[START Raw data]
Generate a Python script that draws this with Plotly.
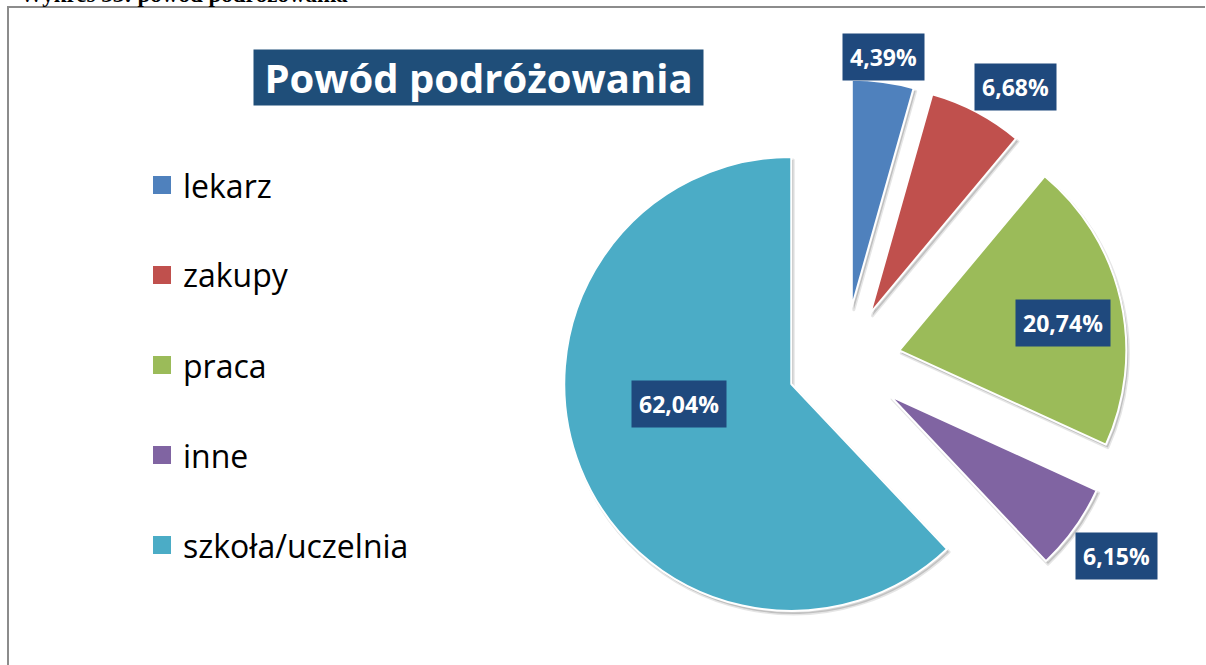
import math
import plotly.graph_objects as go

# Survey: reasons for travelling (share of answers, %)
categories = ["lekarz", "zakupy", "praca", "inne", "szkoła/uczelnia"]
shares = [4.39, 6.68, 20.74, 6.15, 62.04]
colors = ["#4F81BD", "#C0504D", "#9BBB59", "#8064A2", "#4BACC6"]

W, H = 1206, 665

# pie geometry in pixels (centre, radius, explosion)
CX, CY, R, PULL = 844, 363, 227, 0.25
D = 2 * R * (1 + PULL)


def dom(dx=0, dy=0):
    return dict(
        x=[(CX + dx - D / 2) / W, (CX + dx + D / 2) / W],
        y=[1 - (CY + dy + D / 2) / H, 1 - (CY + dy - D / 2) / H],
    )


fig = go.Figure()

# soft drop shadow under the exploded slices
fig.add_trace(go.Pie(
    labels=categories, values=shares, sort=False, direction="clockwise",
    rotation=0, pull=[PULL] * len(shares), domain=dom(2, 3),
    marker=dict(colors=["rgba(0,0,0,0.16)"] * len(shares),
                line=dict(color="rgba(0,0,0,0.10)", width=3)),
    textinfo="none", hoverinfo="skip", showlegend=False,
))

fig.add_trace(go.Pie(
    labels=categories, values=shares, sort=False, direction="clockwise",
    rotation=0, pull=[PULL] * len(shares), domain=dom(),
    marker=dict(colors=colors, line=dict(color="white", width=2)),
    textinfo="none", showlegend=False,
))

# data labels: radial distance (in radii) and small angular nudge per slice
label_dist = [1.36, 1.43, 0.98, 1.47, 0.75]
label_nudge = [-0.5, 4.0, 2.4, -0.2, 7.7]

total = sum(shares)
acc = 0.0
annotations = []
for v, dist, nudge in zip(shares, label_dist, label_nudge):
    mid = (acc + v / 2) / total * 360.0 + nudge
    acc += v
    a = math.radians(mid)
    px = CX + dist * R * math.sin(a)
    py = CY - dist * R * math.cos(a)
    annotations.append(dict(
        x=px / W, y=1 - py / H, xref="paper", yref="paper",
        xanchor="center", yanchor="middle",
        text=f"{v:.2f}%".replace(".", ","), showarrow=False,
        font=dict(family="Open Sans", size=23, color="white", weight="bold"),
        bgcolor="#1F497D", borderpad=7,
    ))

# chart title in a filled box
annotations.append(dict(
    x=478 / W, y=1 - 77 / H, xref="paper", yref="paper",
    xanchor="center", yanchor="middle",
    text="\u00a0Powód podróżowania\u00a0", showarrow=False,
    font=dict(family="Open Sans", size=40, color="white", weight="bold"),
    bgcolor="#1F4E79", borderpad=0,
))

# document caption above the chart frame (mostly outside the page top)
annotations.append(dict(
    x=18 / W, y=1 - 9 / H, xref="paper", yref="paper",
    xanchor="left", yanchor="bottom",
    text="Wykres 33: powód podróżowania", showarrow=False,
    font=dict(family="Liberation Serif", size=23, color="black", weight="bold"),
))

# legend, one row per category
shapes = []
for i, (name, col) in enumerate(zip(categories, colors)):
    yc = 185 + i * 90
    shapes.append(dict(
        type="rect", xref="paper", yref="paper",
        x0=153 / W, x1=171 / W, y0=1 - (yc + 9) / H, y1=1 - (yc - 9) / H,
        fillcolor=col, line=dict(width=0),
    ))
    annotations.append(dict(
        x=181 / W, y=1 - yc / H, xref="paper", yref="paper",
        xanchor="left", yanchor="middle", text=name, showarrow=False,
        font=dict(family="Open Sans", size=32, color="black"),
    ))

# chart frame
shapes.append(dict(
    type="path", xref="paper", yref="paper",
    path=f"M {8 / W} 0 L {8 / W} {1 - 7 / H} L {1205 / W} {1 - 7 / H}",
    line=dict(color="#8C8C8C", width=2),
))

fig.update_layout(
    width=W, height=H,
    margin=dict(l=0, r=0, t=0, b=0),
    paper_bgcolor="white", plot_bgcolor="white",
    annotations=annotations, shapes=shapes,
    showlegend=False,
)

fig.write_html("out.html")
[END Raw data]
- [Exercise aim]
Restate the data word for word from its first line through the line with "fig = go.Figure()", leaving out any picture along the way.

- [Finished exercise]
Generate a Python script that draws this with Plotly.
import math
import plotly.graph_objects as go

# Survey: reasons for travelling (share of answers, %)
categories = ["lekarz", "zakupy", "praca", "inne", "szkoła/uczelnia"]
shares = [4.39, 6.68, 20.74, 6.15, 62.04]
colors = ["#4F81BD", "#C0504D", "#9BBB59", "#8064A2", "#4BACC6"]

W, H = 1206, 665

# pie geometry in pixels (centre, radius, explosion)
CX, CY, R, PULL = 844, 363, 227, 0.25
D = 2 * R * (1 + PULL)


def dom(dx=0, dy=0):
    return dict(
        x=[(CX + dx - D / 2) / W, (CX + dx + D / 2) / W],
        y=[1 - (CY + dy + D / 2) / H, 1 - (CY + dy - D / 2) / H],
    )


fig = go.Figure()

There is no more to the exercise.